She's dyed her hair every colour under the sun and tried hundreds of different jobs, but no matter how many makeovers Barbie has, her playroom star power continues to wane.
Mattel, the world's largest toymaker, said its global sales had fallen 9% in the three months to the end of June, as demand for its Barbie dolls and Fisher Price toys tumbled.
The US-listed company said sales of Barbie dolls and related merchandise, including flaxen-haired "zoo doctor" and "Arctic rescue" character dolls, had dropped 15% in the second quarter after falling 14% in the previous period.
The drop in sales of Fisher-Price toddler toys was even more pronounced, down 17% for the period. Profits for the quarter came in at $28.3m (£16.5m), compared with $73.3m a year ago, sending Mattel shares down 6% in morning trading.

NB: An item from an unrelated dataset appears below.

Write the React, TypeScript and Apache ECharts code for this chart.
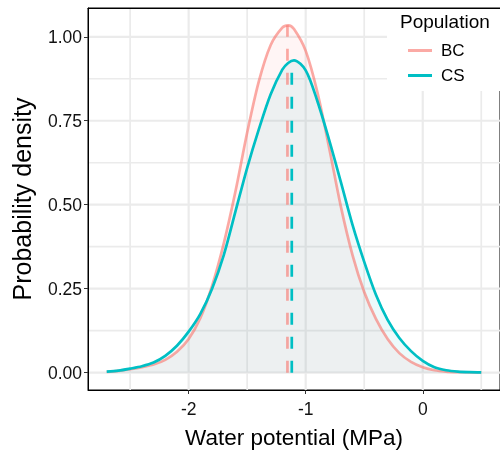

Barbie, who is now 55 years old, has seen her popularity fade in recent years as new doll franchises – including Mattel's own Monster High series, which features ghoulish dolls with names such as Frankie Stein and Draculaura – capture young girls' imaginations. Sales of Mattel's more traditional doll brand American Girl doll were also up 6%.
As Mattel's power brands lose their lustre – Barbie has traditionally underpinned the group's profits – the company has looked elsewhere for new growth channels. In February it bought the Lego rival Mega Brands for $366.4m.